What is the Green Credit Programme (GCP)?

The GCP is a market-based program that incentivizes environmentally friendly practices. Individuals, industries, and organizations can earn tradable "Green Credits" for undertaking activities that benefit the environment, such as planting trees, conserving water, or implementing sustainable agricultural methods.

What does green credit mean?

Green Credit refers to a unit of incentive provided to individuals and entities engaged in activities that deliver a positive impact on the environment. It is a voluntary program initiated by the government to incentivize various stakeholders in contributing to environmental preservation and sustainable practices.

How much green credit does a tree generate?

Two years after planting — and following an evaluation by the International Council of Forestry Research and Education (ICFRE), an autonomous body of the Environment Ministry — each planted tree could be worth one ‘green credit’.

How do I earn Green Credits?

The specific process for earning Green Credits is still under development. However, it's likely to involve registering with a designated authority, having your environmental activity verified, and receiving a certain number of Green Credits based on the type and scale of the activity.

What can I do with Green Credits?

Green Credits can be traded on a dedicated platform. Entities obligated to meet environmental regulations, like companies with high carbon footprints, can purchase Green Credits to offset their environmental impact and comply with regulations.

What are the environmental benefits of the GCP?

The GCP can encourage individuals and organizations to adopt sustainable practices, leading to increased carbon sequestration through afforestation, water conservation, and reduced pollution from waste management initiatives.

What are the potential challenges of the GCP?

Ensuring transparency and credibility of Green Credits issued is crucial. Accessibility for individual participation alongside market development with fair pricing are also important aspects to consider.

Is the market price for Green Credits established yet?

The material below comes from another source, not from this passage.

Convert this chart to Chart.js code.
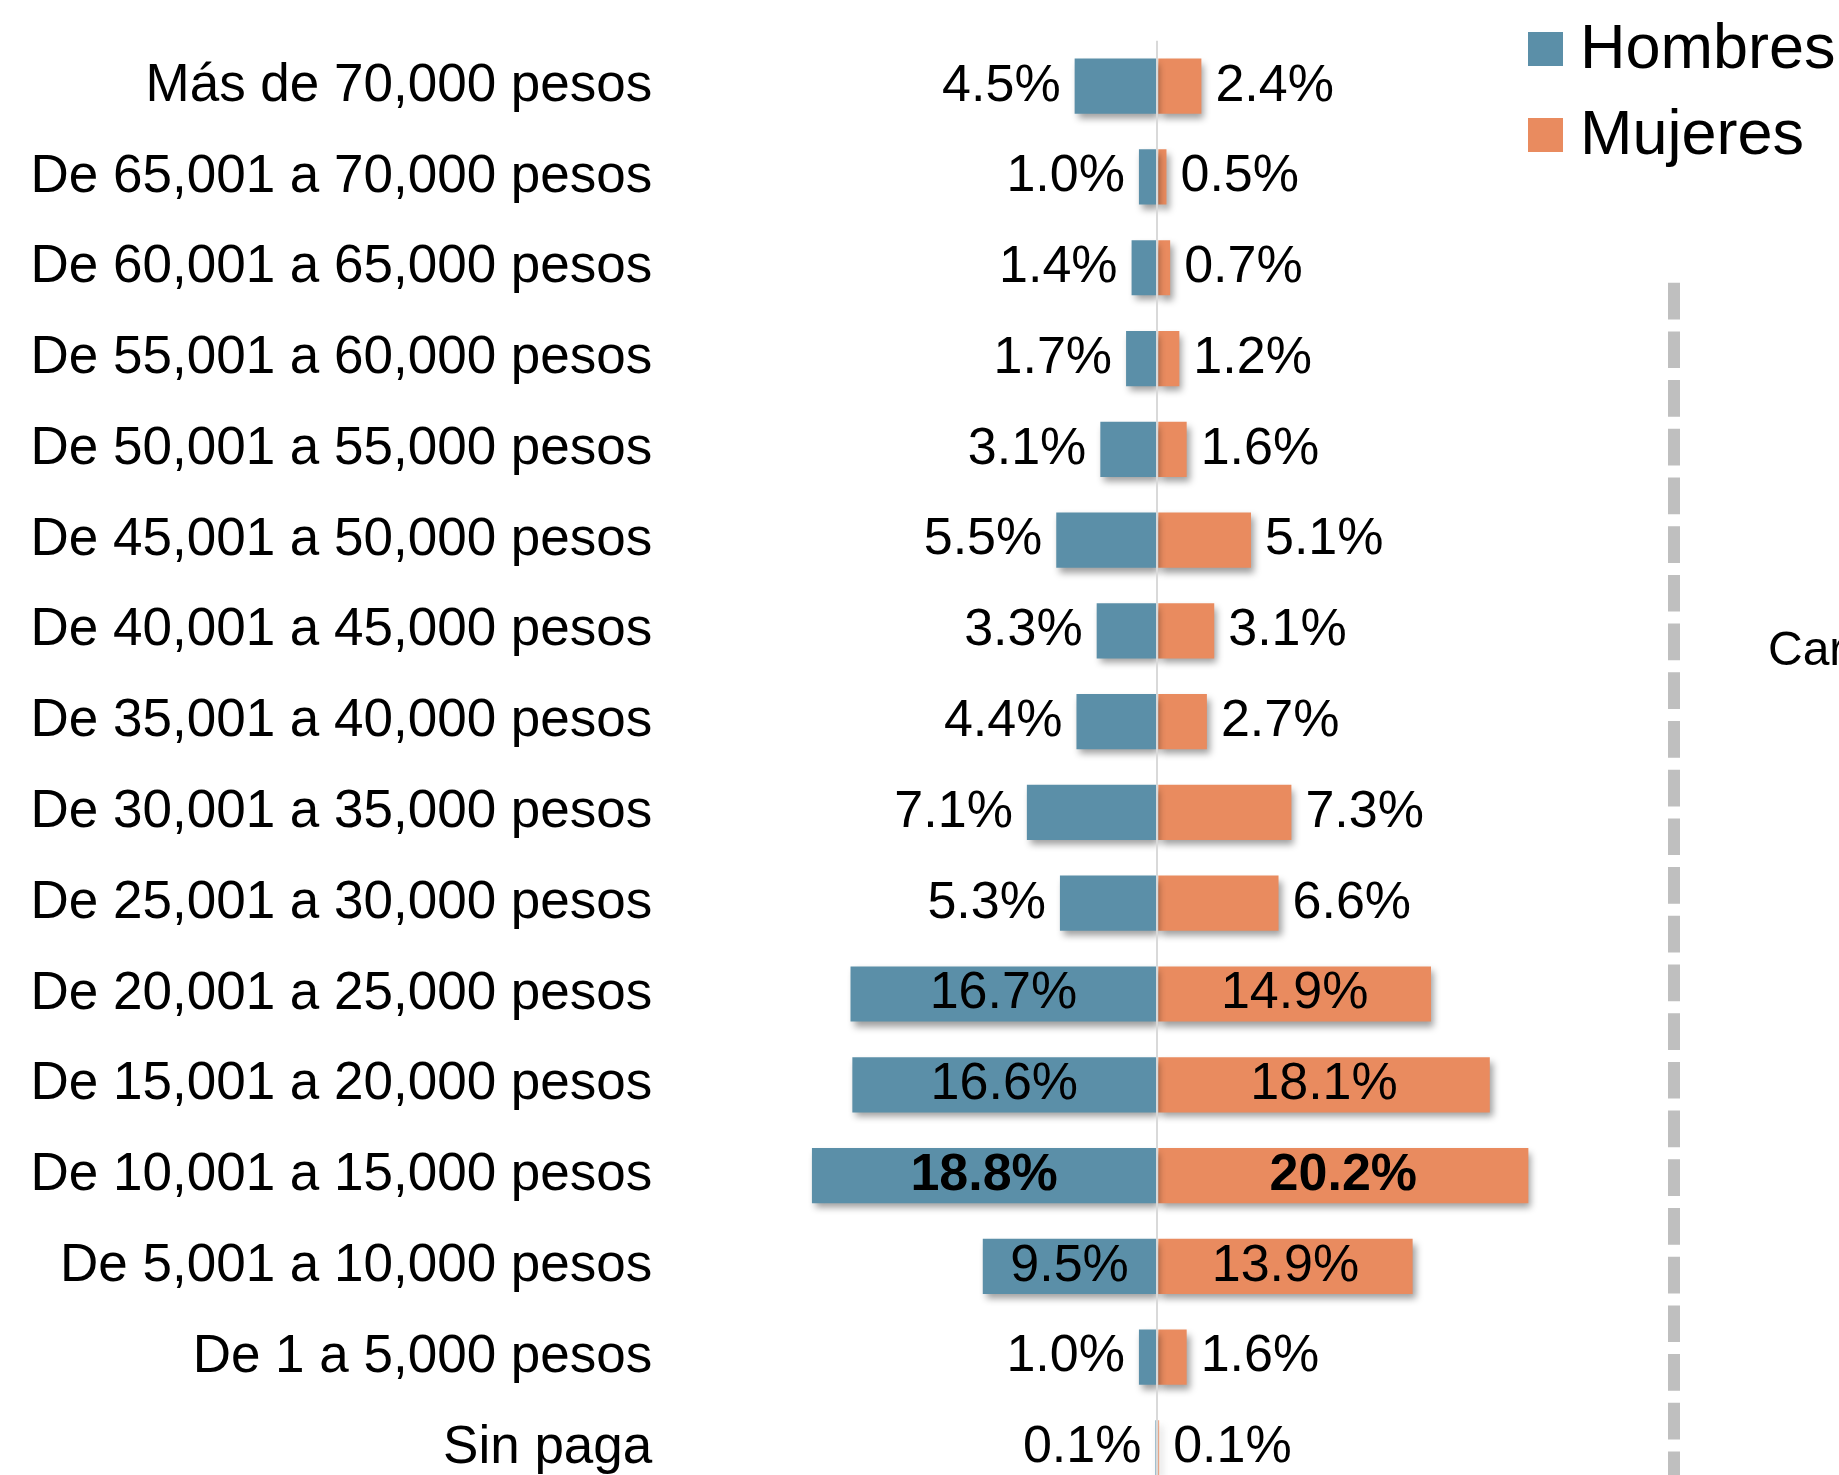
<!DOCTYPE html>
<html>
<head>
<meta charset="utf-8">
<script src="https://cdn.jsdelivr.net/npm/chart.js@4.4.1/dist/chart.umd.min.js"></script>
<style>
  html, body { margin: 0; padding: 0; background: #ffffff; overflow: hidden; width: 1839px; height: 1475px; }
  canvas { display: block; }
</style>
</head>
<body>
<canvas id="c" width="1839" height="1560"></canvas>
<script>
// ---- data ----
const categories = [
  'Más de 70,000 pesos',
  'De 65,001 a 70,000 pesos',
  'De 60,001 a 65,000 pesos',
  'De 55,001 a 60,000 pesos',
  'De 50,001 a 55,000 pesos',
  'De 45,001 a 50,000 pesos',
  'De 40,001 a 45,000 pesos',
  'De 35,001 a 40,000 pesos',
  'De 30,001 a 35,000 pesos',
  'De 25,001 a 30,000 pesos',
  'De 20,001 a 25,000 pesos',
  'De 15,001 a 20,000 pesos',
  'De 10,001 a 15,000 pesos',
  'De 5,001 a 10,000 pesos',
  'De 1 a 5,000 pesos',
  'Sin paga'
];
const hombres = [4.5, 1.0, 1.4, 1.7, 3.1, 5.5, 3.3, 4.4, 7.1, 5.3, 16.7, 16.6, 18.8, 9.5, 1.0, 0.1];
const mujeres = [2.4, 0.5, 0.7, 1.2, 1.6, 5.1, 3.1, 2.7, 7.3, 6.6, 14.9, 18.1, 20.2, 13.9, 1.6, 0.1];
const seriesNames = ['Hombres', 'Mujeres'];
const sideText = 'Car';

// ---- styles ----
const FONT = "'Liberation Sans', Arial, Helvetica, sans-serif";
const COLORS = ['#5B8FA8', '#E98B5F'];
const INSIDE_MIN = 9;

const shadowPlugin = {
  id: 'barShadow',
  beforeDatasetDraw(chart) {
    const ctx = chart.ctx;
    ctx.save();
    ctx.shadowColor = 'rgba(0,0,0,0.38)';
    ctx.shadowBlur = 7;
    ctx.shadowOffsetX = 3;
    ctx.shadowOffsetY = 5;
  },
  afterDatasetDraw(chart) {
    chart.ctx.restore();
  }
};

const labelPlugin = {
  id: 'valueLabels',
  afterDraw(chart) {
    const ctx = chart.ctx;
    ctx.save();
    ctx.fillStyle = '#000000';
    ctx.textBaseline = 'middle';
    const src = [hombres, mujeres];
    chart.data.datasets.forEach((ds, di) => {
      const meta = chart.getDatasetMeta(di);
      const vals = src[di];
      const maxV = Math.max(...vals);
      meta.data.forEach((bar, i) => {
        const v = vals[i];
        const txt = v.toFixed(1) + '%';
        const bold = v === maxV;
        ctx.font = (bold ? 'bold ' : '') + '52px ' + FONT;
        const y = bar.y;
        if (v >= INSIDE_MIN) {
          ctx.textAlign = 'center';
          ctx.fillText(txt, (bar.x + bar.base) / 2, y);
        } else if (di === 0) {
          ctx.textAlign = 'right';
          ctx.fillText(txt, Math.min(bar.x, bar.base) - 14, y);
        } else {
          ctx.textAlign = 'left';
          ctx.fillText(txt, Math.max(bar.x, bar.base) + 14, y);
        }
      });
    });
    ctx.restore();
  }
};

const decorPlugin = {
  id: 'decor',
  afterDraw(chart) {
    const ctx = chart.ctx;
    ctx.save();
    // legend
    ctx.font = '63px ' + FONT;
    ctx.textBaseline = 'middle';
    ctx.textAlign = 'left';
    const legendY = [49, 135];
    seriesNames.forEach((name, i) => {
      ctx.fillStyle = COLORS[i];
      ctx.fillRect(1528, legendY[i] - 17, 35, 34);
      ctx.fillStyle = '#000000';
      ctx.fillText(name, 1580, legendY[i] + 2);
    });
    // dashed separator
    ctx.strokeStyle = '#BFBFBF';
    ctx.lineWidth = 12;
    ctx.setLineDash([36.7, 12]);
    ctx.beginPath();
    ctx.moveTo(1674, 282.7);
    ctx.lineTo(1674, chart.height);
    ctx.stroke();
    ctx.setLineDash([]);
    // partial text of neighbouring panel
    ctx.fillStyle = '#000000';
    ctx.font = '48px ' + FONT;
    ctx.textBaseline = 'alphabetic';
    ctx.fillText(sideText, 1768, 665);
    ctx.restore();
  }
};

new Chart(document.getElementById('c'), {
  type: 'bar',
  data: {
    labels: categories,
    datasets: [
      {
        label: seriesNames[0],
        data: hombres.map(v => -v),
        backgroundColor: COLORS[0],
        borderWidth: 0,
        grouped: false,
        categoryPercentage: 1,
        barPercentage: 0.608
      },
      {
        label: seriesNames[1],
        data: mujeres,
        backgroundColor: COLORS[1],
        borderWidth: 0,
        grouped: false,
        categoryPercentage: 1,
        barPercentage: 0.608
      }
    ]
  },
  options: {
    indexAxis: 'y',
    responsive: false,
    animation: false,
    devicePixelRatio: 1,
    layout: { padding: { top: 39, bottom: 66.7, left: 0, right: 130.6 } },
    plugins: {
      legend: { display: false },
      tooltip: { enabled: false },
      title: { display: false }
    },
    scales: {
      x: {
        min: -27,
        max: 30,
        ticks: { display: false, stepSize: 1 },
        border: { display: false },
        grid: {
          drawTicks: false,
          z: 1,
          lineWidth: 2,
          color: (c) => (c.tick && c.tick.value === 0) ? '#D9D9D9' : 'rgba(0,0,0,0)'
        },
        afterFit(scale) { scale.height = 0; }
      },
      y: {
        border: { display: false },
        grid: { display: false, drawTicks: false },
        ticks: {
          padding: 9,
          color: '#000000',
          font: { family: FONT, size: 53 },
          autoSkip: false
        },
        afterFit(scale) { scale.width = 661.3; }
      }
    }
  },
  plugins: [shadowPlugin, labelPlugin, decorPlugin]
});
</script>
</body>
</html>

No, the market price for Green Credits is not yet established. It's likely to be determined by a combination of factors like demand from entities needing to offset their footprint, supply of available Green Credits, and the specific type of environmental benefit associated with each Credit.

In what stage is the Green Credit Programme currently?

The GCP is in its initial phase, focusing primarily on afforestation and water conservation activities. However, the program might expand in the future to encompass a wider range of environmental benefits.

Who oversees the Green Credit Programme?

The Ministry of Environment, Forest and Climate Change (MoEFCC) is likely to play a central role in overseeing the program's development and implementation.